Miaou Fri 27-May-05 14:20:52

We moved when the dds were 2 and 4, and again when they were 6 and 7. You are absolutely right, it does depend on their personality as to how they cope with it. Interestingly, we were more worried about how dd1 would cope (very shy, finds it hard to talk to people etc) than dd2 (very sociable, make friends v. easily), yet it was dd2 who found it harder to adapt to the change. She isn't unhappy, but we moved nearly four months ago now and we still get her sobbing her heart out occasionally because she misses her old friends!

We did a combination of presenting the move(both times) as an exciting experience coupled with some big changes, with pros and cons to both.
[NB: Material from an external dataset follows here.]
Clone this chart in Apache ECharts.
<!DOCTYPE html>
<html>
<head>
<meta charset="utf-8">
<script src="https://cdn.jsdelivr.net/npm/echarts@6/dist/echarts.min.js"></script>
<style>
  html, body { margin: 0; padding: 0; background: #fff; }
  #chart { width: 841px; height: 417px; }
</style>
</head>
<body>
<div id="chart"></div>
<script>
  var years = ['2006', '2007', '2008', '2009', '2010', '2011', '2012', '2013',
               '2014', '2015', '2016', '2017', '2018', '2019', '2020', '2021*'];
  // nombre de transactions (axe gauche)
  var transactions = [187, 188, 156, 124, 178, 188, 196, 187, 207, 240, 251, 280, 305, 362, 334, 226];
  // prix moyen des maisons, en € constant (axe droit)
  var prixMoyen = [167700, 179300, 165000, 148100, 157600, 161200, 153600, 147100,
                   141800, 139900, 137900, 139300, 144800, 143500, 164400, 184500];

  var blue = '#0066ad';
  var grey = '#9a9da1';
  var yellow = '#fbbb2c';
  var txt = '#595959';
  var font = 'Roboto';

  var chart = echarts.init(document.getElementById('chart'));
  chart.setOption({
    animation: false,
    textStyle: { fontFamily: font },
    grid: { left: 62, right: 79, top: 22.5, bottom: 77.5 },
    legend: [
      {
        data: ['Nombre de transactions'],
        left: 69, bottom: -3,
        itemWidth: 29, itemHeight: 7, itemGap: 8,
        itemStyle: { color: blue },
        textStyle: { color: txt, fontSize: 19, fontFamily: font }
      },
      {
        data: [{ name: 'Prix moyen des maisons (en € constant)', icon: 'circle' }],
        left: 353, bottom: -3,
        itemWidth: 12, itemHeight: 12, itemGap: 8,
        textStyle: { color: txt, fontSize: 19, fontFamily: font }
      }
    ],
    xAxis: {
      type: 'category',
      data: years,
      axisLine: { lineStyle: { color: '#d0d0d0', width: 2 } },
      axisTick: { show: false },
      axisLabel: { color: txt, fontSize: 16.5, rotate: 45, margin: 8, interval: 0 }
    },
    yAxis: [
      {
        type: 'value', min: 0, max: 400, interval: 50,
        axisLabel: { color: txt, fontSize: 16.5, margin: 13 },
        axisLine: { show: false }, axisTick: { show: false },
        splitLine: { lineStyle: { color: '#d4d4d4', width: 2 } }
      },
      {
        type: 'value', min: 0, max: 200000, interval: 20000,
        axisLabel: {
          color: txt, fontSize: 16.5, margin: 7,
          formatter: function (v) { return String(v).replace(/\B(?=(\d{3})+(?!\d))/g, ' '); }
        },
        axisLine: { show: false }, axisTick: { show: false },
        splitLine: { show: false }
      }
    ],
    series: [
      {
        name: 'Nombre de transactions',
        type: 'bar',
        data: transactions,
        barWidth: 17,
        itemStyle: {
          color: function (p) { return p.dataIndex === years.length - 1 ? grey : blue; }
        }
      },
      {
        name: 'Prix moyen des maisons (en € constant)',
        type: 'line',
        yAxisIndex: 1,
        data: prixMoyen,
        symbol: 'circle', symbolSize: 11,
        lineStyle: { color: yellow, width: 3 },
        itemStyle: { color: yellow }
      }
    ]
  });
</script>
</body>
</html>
With the first move, we didn't discuss it with them at all until we knew where we were going, then we got photographs and visited the place so they knew what we were going to.

suedonim Fri 27-May-05 17:32:41

We moved loads of times with children and are now contemplating another move abroad. We never put anything in place, beyond telling them what we knew of where we were going. They don't seem to have suffered at all, in fact I think they are all now quite adaptable at coping with changes. Almost all the places we've lived have had mobile populations so they were used to the idea of people coming and going anyway. Ime, children get security from their parents, not from where they live.

jenkel Mon 30-May-05 22:10:49

I never moved anywhere until I moved in with Dh and we moved 200 miles away. DH's stepdad was in the army so he moved all over the place. DH is a lot better at making new friends than me, to be honest I never had to make friends until I moved in with him as I was surrounded by people since I was tiny and I found it really difficult.

jessicasmummy Mon 30-May-05 22:13:18

my DH is in the army, so we move at least every 3 years. We have both agreed that once jessica hits 11 and going to high school, dh will leave the army. its for her own good to be in the same high school all the way through in my opinion.